(Figure scripts)

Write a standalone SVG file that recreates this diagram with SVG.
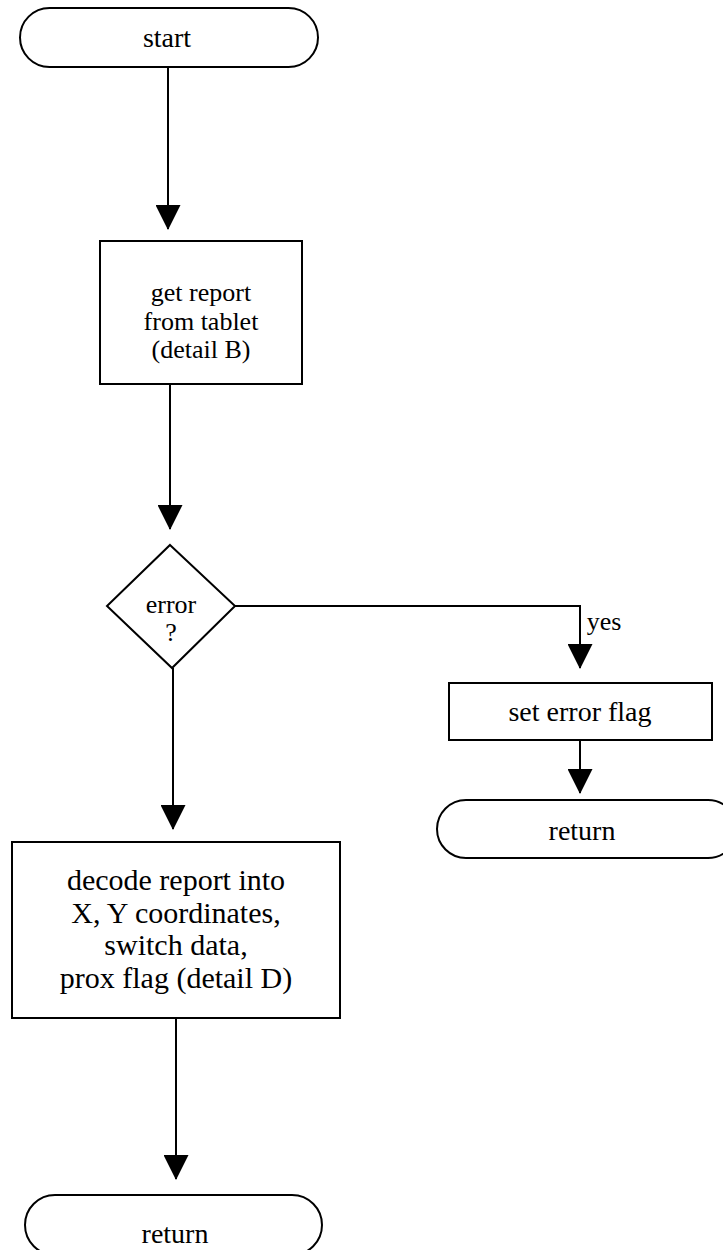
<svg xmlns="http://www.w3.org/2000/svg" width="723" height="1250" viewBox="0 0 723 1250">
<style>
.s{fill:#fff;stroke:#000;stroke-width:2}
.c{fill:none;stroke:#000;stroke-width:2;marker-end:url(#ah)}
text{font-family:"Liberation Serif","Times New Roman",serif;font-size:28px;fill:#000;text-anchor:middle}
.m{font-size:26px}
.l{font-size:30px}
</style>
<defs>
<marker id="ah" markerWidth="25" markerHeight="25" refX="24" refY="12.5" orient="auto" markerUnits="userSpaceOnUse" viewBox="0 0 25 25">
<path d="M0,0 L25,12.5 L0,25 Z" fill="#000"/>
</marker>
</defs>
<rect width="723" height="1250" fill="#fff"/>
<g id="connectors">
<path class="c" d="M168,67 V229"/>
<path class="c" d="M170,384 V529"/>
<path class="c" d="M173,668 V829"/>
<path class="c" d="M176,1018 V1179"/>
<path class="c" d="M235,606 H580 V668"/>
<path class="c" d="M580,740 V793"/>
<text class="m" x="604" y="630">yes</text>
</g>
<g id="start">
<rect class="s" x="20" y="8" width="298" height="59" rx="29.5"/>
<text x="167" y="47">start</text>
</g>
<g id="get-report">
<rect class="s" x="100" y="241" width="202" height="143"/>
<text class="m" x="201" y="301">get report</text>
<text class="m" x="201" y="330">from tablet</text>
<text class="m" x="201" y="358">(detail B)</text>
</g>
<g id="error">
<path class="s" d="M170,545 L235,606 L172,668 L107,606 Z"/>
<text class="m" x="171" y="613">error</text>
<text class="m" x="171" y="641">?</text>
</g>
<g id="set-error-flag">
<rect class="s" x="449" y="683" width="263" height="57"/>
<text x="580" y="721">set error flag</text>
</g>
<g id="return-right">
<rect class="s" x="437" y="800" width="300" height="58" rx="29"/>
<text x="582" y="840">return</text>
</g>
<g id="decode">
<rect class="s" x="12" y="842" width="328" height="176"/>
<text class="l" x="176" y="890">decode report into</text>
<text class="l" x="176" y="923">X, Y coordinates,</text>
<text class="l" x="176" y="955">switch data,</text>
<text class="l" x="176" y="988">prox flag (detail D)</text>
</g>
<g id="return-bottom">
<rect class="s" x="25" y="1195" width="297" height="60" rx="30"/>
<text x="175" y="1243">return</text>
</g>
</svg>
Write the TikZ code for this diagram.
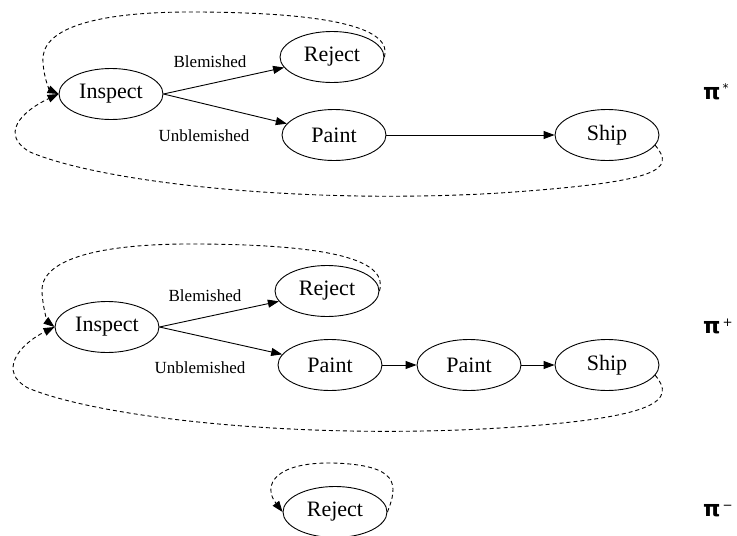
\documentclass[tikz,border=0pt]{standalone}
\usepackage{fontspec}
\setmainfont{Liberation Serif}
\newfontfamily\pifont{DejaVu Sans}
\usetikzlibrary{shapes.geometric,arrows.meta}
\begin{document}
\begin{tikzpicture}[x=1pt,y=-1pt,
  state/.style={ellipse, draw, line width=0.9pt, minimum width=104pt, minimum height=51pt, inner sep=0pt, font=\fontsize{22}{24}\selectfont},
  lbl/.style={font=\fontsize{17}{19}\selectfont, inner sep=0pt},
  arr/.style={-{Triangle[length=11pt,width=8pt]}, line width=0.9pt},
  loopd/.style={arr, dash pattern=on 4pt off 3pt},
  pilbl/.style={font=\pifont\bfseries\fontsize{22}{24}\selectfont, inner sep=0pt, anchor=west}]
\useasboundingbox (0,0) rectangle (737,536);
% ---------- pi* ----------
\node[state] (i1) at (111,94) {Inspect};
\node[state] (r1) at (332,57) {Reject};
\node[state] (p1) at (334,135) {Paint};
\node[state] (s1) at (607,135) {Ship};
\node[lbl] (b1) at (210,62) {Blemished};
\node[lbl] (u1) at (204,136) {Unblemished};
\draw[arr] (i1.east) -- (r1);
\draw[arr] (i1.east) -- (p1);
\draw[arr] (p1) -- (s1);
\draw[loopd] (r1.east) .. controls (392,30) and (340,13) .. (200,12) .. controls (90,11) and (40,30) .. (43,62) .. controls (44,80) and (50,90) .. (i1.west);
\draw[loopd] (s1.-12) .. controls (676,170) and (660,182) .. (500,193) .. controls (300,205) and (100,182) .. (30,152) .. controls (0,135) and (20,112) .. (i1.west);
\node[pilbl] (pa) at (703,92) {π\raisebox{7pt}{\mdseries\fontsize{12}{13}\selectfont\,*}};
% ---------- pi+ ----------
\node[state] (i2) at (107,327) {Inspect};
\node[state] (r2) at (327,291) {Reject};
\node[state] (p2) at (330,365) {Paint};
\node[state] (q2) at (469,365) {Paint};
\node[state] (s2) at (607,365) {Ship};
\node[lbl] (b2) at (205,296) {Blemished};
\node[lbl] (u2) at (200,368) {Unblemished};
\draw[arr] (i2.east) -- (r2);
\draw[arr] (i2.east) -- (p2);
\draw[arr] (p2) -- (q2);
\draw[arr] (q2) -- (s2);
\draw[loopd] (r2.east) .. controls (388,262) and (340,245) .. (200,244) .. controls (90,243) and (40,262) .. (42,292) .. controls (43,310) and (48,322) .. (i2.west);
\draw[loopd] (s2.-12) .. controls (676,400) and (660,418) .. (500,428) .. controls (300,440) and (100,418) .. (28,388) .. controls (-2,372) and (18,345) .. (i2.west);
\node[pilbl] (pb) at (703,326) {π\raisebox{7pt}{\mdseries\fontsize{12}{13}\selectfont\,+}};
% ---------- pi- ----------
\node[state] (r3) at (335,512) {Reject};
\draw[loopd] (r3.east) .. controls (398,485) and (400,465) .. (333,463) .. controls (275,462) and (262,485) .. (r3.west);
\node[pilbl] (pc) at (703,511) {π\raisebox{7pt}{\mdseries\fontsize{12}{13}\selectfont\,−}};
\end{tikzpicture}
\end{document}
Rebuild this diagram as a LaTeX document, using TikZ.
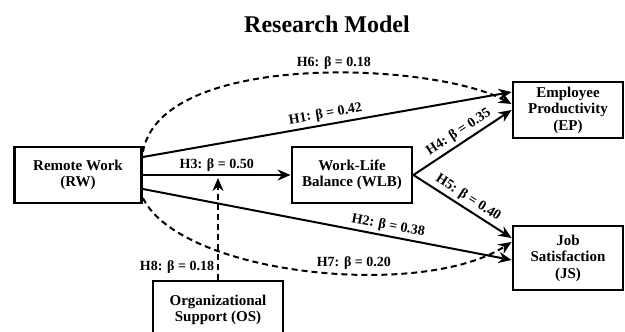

Job: Print the whole listing above once more, word for word, without its pictures.

Result:
Write a standalone SVG file that recreates this diagram with SVG.
<svg xmlns="http://www.w3.org/2000/svg" width="723" height="1250" viewBox="0 0 723 1250">
<style>
.s{fill:#fff;stroke:#000;stroke-width:2}
.c{fill:none;stroke:#000;stroke-width:2;marker-end:url(#ah)}
text{font-family:"Liberation Serif","Times New Roman",serif;font-size:28px;fill:#000;text-anchor:middle}
.m{font-size:26px}
.l{font-size:30px}
</style>
<defs>
<marker id="ah" markerWidth="25" markerHeight="25" refX="24" refY="12.5" orient="auto" markerUnits="userSpaceOnUse" viewBox="0 0 25 25">
<path d="M0,0 L25,12.5 L0,25 Z" fill="#000"/>
</marker>
</defs>
<rect width="723" height="1250" fill="#fff"/>
<g id="connectors">
<path class="c" d="M168,67 V229"/>
<path class="c" d="M170,384 V529"/>
<path class="c" d="M173,668 V829"/>
<path class="c" d="M176,1018 V1179"/>
<path class="c" d="M235,606 H580 V668"/>
<path class="c" d="M580,740 V793"/>
<text class="m" x="604" y="630">yes</text>
</g>
<g id="start">
<rect class="s" x="20" y="8" width="298" height="59" rx="29.5"/>
<text x="167" y="47">start</text>
</g>
<g id="get-report">
<rect class="s" x="100" y="241" width="202" height="143"/>
<text class="m" x="201" y="301">get report</text>
<text class="m" x="201" y="330">from tablet</text>
<text class="m" x="201" y="358">(detail B)</text>
</g>
<g id="error">
<path class="s" d="M170,545 L235,606 L172,668 L107,606 Z"/>
<text class="m" x="171" y="613">error</text>
<text class="m" x="171" y="641">?</text>
</g>
<g id="set-error-flag">
<rect class="s" x="449" y="683" width="263" height="57"/>
<text x="580" y="721">set error flag</text>
</g>
<g id="return-right">
<rect class="s" x="437" y="800" width="300" height="58" rx="29"/>
<text x="582" y="840">return</text>
</g>
<g id="decode">
<rect class="s" x="12" y="842" width="328" height="176"/>
<text class="l" x="176" y="890">decode report into</text>
<text class="l" x="176" y="923">X, Y coordinates,</text>
<text class="l" x="176" y="955">switch data,</text>
<text class="l" x="176" y="988">prox flag (detail D)</text>
</g>
<g id="return-bottom">
<rect class="s" x="25" y="1195" width="297" height="60" rx="30"/>
<text x="175" y="1243">return</text>
</g>
</svg>
Write the TikZ code for this diagram.
\documentclass[tikz,border=0pt]{standalone}
\usepackage{fontspec}
\setmainfont{Liberation Serif}
\newfontfamily\pifont{DejaVu Sans}
\usetikzlibrary{shapes.geometric,arrows.meta}
\begin{document}
\begin{tikzpicture}[x=1pt,y=-1pt,
  state/.style={ellipse, draw, line width=0.9pt, minimum width=104pt, minimum height=51pt, inner sep=0pt, font=\fontsize{22}{24}\selectfont},
  lbl/.style={font=\fontsize{17}{19}\selectfont, inner sep=0pt},
  arr/.style={-{Triangle[length=11pt,width=8pt]}, line width=0.9pt},
  loopd/.style={arr, dash pattern=on 4pt off 3pt},
  pilbl/.style={font=\pifont\bfseries\fontsize{22}{24}\selectfont, inner sep=0pt, anchor=west}]
\useasboundingbox (0,0) rectangle (737,536);
% ---------- pi* ----------
\node[state] (i1) at (111,94) {Inspect};
\node[state] (r1) at (332,57) {Reject};
\node[state] (p1) at (334,135) {Paint};
\node[state] (s1) at (607,135) {Ship};
\node[lbl] (b1) at (210,62) {Blemished};
\node[lbl] (u1) at (204,136) {Unblemished};
\draw[arr] (i1.east) -- (r1);
\draw[arr] (i1.east) -- (p1);
\draw[arr] (p1) -- (s1);
\draw[loopd] (r1.east) .. controls (392,30) and (340,13) .. (200,12) .. controls (90,11) and (40,30) .. (43,62) .. controls (44,80) and (50,90) .. (i1.west);
\draw[loopd] (s1.-12) .. controls (676,170) and (660,182) .. (500,193) .. controls (300,205) and (100,182) .. (30,152) .. controls (0,135) and (20,112) .. (i1.west);
\node[pilbl] (pa) at (703,92) {π\raisebox{7pt}{\mdseries\fontsize{12}{13}\selectfont\,*}};
% ---------- pi+ ----------
\node[state] (i2) at (107,327) {Inspect};
\node[state] (r2) at (327,291) {Reject};
\node[state] (p2) at (330,365) {Paint};
\node[state] (q2) at (469,365) {Paint};
\node[state] (s2) at (607,365) {Ship};
\node[lbl] (b2) at (205,296) {Blemished};
\node[lbl] (u2) at (200,368) {Unblemished};
\draw[arr] (i2.east) -- (r2);
\draw[arr] (i2.east) -- (p2);
\draw[arr] (p2) -- (q2);
\draw[arr] (q2) -- (s2);
\draw[loopd] (r2.east) .. controls (388,262) and (340,245) .. (200,244) .. controls (90,243) and (40,262) .. (42,292) .. controls (43,310) and (48,322) .. (i2.west);
\draw[loopd] (s2.-12) .. controls (676,400) and (660,418) .. (500,428) .. controls (300,440) and (100,418) .. (28,388) .. controls (-2,372) and (18,345) .. (i2.west);
\node[pilbl] (pb) at (703,326) {π\raisebox{7pt}{\mdseries\fontsize{12}{13}\selectfont\,+}};
% ---------- pi- ----------
\node[state] (r3) at (335,512) {Reject};
\draw[loopd] (r3.east) .. controls (398,485) and (400,465) .. (333,463) .. controls (275,462) and (262,485) .. (r3.west);
\node[pilbl] (pc) at (703,511) {π\raisebox{7pt}{\mdseries\fontsize{12}{13}\selectfont\,−}};
\end{tikzpicture}
\end{document}
Rebuild this diagram as a LaTeX document, using TikZ.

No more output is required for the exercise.